== RECORDS TO USE
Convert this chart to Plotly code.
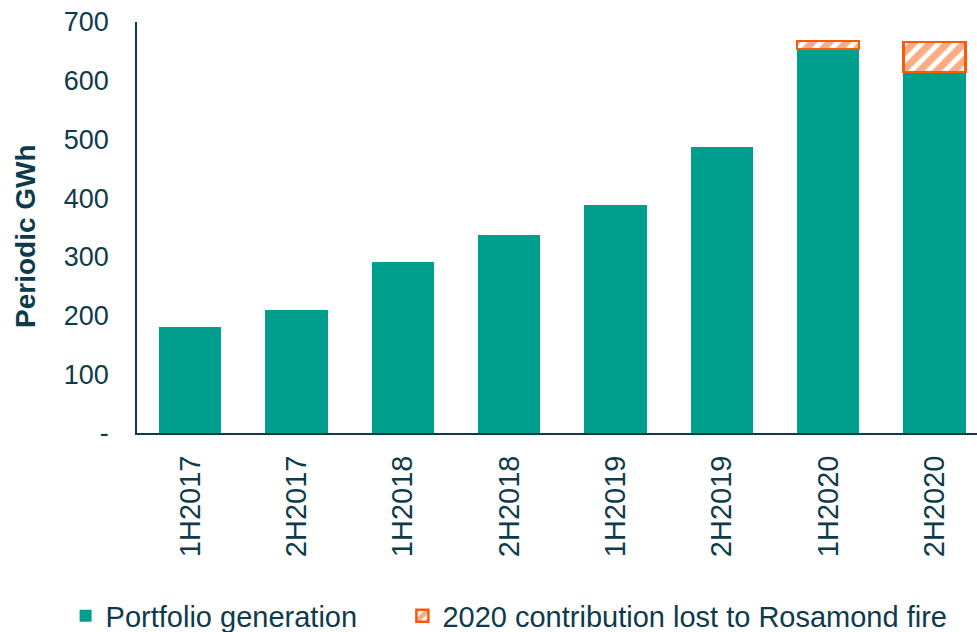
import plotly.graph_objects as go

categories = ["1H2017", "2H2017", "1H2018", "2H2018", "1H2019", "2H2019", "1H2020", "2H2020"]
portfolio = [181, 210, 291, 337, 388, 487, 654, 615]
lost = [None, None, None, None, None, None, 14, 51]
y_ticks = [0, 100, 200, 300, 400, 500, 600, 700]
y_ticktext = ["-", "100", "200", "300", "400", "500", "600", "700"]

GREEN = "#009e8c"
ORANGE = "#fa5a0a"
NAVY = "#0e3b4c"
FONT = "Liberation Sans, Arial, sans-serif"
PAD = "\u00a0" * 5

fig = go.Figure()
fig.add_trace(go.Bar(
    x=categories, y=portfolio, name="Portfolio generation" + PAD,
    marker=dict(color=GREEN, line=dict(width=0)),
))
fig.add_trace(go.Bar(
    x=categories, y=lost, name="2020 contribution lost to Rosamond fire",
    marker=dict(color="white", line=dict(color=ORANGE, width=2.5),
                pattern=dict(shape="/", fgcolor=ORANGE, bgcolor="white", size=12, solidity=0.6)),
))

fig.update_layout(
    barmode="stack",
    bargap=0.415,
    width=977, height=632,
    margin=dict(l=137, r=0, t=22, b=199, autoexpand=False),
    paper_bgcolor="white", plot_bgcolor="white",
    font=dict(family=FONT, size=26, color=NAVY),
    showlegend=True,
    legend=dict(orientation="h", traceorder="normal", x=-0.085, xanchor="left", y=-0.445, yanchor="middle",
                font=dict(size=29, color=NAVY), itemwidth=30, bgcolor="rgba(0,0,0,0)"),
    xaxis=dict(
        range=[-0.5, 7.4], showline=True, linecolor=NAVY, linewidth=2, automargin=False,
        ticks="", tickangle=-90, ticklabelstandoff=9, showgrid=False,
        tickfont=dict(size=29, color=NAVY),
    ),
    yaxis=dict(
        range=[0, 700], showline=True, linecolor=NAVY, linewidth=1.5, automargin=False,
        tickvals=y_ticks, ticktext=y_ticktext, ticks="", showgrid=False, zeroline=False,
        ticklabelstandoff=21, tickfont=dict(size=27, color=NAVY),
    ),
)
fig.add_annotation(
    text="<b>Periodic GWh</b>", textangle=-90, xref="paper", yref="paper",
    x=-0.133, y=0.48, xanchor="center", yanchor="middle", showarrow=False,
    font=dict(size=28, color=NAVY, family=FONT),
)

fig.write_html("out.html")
====
== RECORDS TO USE
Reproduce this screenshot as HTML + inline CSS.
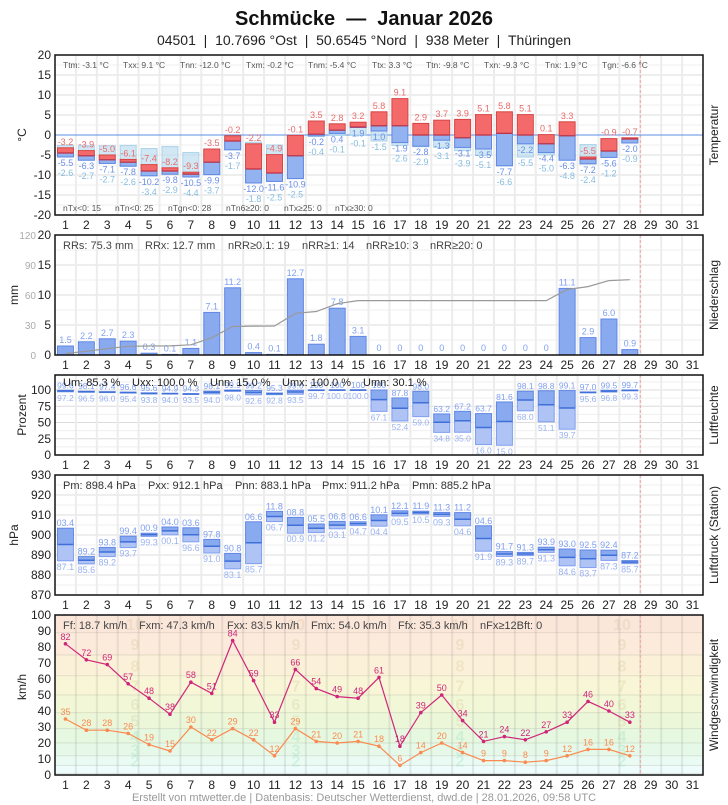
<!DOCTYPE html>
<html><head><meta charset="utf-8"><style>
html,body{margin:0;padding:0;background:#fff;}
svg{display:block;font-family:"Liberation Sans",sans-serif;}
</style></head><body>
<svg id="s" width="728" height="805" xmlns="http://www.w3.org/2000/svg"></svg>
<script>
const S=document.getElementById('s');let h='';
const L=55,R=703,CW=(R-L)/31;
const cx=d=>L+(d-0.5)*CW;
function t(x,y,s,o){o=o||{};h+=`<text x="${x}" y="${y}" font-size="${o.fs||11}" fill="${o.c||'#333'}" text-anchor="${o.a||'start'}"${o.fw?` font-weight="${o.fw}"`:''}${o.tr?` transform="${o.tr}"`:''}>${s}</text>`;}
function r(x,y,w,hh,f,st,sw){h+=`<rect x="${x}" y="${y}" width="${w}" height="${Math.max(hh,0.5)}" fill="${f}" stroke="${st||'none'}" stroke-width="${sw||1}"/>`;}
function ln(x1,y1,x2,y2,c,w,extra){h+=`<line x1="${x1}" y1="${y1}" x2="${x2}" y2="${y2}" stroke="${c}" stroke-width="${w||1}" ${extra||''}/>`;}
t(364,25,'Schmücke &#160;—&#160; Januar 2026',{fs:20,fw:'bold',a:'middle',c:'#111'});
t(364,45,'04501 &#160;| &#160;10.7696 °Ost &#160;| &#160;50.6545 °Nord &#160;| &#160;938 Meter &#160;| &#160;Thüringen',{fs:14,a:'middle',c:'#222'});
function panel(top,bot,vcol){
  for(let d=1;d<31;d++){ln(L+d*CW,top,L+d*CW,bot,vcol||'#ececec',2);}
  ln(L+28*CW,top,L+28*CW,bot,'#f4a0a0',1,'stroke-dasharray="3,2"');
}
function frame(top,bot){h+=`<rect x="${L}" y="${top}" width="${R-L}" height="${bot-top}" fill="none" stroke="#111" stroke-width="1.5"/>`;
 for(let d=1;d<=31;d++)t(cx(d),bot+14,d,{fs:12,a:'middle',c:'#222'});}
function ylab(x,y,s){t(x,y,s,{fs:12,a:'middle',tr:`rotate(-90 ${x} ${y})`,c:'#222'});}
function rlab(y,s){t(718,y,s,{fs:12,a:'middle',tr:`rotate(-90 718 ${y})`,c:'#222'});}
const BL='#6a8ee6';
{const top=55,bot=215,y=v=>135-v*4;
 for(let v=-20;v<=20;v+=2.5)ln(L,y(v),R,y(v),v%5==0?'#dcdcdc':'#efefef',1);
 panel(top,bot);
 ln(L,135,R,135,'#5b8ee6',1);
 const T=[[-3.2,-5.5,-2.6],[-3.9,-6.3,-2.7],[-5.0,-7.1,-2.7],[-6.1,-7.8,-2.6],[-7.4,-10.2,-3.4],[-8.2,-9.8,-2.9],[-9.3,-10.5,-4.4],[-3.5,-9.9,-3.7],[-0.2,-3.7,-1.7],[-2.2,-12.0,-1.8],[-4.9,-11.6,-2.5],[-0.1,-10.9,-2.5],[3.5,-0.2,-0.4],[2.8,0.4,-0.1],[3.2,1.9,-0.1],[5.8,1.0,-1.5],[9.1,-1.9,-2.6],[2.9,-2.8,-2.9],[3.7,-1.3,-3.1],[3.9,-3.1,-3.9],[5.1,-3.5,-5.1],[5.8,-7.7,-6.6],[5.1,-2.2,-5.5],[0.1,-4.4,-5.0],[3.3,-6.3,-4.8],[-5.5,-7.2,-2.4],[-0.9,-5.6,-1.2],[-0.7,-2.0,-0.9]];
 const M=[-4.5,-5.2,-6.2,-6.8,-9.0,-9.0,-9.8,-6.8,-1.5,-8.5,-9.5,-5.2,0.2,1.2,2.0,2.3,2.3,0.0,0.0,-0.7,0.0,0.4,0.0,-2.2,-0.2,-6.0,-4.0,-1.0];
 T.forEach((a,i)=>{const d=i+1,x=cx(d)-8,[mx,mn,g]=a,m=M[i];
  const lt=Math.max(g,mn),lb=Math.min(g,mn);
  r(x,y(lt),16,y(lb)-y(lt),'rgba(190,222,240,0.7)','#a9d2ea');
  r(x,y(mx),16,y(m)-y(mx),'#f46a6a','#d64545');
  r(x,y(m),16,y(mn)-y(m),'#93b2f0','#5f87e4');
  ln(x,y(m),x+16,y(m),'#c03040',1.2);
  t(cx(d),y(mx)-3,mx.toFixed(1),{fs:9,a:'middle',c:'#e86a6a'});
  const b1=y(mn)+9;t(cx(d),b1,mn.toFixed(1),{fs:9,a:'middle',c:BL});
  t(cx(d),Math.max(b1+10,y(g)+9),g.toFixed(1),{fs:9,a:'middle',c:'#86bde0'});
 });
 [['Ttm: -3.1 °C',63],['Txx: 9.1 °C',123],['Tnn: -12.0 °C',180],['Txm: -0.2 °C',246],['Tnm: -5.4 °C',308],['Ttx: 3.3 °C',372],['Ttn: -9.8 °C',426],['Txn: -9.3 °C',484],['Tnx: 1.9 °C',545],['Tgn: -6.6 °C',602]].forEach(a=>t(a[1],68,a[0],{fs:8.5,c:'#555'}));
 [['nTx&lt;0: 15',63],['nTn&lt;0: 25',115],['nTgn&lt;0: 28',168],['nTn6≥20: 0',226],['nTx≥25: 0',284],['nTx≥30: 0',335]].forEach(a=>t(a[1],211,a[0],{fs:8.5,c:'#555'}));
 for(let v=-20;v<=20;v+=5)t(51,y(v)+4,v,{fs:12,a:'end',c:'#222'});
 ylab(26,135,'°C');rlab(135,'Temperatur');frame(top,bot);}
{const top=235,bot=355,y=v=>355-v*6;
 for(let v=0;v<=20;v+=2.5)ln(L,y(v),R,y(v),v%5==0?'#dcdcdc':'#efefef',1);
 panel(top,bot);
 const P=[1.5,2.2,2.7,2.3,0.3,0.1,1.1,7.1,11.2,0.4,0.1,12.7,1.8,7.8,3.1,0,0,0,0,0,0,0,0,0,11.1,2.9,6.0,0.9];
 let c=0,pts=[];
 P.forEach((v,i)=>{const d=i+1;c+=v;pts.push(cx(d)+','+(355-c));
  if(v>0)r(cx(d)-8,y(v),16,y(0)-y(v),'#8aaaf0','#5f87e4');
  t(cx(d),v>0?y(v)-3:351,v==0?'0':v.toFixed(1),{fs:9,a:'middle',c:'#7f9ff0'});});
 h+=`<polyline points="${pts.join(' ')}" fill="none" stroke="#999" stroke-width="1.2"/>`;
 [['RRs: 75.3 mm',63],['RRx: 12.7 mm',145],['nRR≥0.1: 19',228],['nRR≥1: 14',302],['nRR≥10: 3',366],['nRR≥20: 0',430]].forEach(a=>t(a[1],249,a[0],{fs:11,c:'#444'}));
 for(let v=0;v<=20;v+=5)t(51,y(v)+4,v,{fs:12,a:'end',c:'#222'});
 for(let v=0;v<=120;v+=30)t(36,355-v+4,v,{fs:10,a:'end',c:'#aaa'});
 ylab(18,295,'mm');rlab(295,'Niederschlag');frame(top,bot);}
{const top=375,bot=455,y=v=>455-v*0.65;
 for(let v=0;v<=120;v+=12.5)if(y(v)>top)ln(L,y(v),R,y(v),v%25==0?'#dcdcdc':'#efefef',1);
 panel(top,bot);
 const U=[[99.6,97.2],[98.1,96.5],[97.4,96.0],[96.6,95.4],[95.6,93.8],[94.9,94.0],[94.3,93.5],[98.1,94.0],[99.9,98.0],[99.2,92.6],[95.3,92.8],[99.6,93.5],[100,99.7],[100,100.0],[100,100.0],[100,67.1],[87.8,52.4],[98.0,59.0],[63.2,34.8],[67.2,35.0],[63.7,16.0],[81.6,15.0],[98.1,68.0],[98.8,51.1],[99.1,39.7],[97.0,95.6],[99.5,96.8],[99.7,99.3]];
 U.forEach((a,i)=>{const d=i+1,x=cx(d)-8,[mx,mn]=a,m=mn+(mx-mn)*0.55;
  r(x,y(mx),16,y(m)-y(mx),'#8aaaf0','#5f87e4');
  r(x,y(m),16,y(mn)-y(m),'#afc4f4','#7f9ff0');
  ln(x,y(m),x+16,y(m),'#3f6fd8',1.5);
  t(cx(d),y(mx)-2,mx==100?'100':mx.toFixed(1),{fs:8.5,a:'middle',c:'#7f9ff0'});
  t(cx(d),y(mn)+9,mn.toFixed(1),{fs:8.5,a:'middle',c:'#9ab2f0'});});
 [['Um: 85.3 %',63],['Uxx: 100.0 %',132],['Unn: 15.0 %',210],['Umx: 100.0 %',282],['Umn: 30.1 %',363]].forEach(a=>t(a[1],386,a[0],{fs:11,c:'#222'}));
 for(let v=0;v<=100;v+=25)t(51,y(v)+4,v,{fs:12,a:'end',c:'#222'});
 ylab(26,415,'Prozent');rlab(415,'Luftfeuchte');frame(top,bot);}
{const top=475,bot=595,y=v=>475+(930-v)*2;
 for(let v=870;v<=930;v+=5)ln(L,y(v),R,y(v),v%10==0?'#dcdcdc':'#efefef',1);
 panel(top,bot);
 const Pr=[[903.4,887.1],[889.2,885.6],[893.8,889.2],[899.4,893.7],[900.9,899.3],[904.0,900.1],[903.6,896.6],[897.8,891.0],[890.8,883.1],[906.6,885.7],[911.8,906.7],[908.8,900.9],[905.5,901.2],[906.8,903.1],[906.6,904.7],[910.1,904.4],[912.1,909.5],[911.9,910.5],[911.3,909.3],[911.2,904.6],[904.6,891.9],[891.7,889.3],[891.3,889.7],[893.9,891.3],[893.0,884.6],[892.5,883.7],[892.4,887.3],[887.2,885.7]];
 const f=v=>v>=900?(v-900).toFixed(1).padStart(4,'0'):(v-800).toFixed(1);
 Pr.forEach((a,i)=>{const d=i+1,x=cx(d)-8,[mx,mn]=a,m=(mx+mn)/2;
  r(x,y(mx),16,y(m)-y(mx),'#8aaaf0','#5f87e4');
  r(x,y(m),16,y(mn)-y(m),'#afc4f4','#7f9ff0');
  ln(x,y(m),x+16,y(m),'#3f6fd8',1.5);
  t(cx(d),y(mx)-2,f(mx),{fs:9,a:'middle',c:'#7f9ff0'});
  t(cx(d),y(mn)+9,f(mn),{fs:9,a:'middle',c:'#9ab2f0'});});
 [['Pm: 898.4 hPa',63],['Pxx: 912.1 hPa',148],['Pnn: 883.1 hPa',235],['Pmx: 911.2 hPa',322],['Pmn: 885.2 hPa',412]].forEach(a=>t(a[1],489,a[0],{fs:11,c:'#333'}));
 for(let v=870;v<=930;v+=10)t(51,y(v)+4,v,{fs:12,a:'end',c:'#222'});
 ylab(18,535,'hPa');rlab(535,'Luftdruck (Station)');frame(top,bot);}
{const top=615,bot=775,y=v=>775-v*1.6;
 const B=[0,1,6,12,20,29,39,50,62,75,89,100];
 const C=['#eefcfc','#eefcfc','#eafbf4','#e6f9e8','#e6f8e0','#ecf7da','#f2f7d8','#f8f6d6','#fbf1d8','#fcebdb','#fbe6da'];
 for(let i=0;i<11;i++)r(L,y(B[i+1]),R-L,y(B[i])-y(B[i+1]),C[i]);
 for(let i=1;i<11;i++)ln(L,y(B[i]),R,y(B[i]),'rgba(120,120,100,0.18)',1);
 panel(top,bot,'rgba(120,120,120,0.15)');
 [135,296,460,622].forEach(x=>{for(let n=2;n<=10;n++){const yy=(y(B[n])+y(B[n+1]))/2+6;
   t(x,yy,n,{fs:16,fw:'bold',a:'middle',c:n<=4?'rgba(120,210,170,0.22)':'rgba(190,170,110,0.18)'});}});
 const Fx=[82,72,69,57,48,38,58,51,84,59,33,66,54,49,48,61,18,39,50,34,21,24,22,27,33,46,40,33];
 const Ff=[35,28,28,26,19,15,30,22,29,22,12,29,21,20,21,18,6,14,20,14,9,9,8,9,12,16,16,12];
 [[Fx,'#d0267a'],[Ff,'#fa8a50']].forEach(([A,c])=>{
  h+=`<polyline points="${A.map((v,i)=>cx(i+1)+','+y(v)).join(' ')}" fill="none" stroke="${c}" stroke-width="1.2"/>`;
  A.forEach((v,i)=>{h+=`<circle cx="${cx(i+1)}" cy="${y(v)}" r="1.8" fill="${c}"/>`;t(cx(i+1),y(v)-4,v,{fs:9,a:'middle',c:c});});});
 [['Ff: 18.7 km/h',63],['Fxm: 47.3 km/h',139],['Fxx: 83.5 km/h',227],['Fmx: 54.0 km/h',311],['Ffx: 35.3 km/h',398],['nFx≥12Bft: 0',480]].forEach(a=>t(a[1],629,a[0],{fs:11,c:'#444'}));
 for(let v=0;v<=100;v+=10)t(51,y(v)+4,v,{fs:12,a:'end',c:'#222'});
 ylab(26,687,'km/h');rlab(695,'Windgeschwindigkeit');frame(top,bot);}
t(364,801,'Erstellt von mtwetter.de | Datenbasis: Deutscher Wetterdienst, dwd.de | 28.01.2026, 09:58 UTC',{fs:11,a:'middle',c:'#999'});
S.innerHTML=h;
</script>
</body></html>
====
== RECORDS TO USE
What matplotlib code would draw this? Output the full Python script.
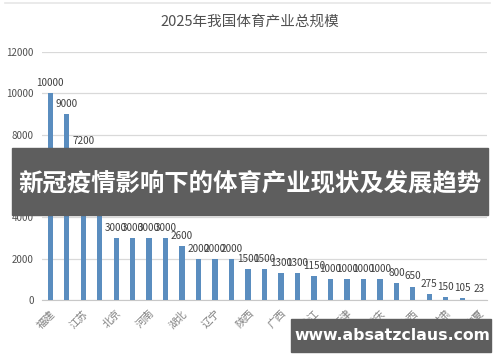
====
EXERCISE REQUIREMENTS:
Using the entries above, find all lines with "this". Copy them.

RESPONSE TO THE EXERCISE:
Convert this chart to Plotly code.
Reproduce this screenshot as HTML + inline CSS.
What matplotlib code would draw this? Output the full Python script.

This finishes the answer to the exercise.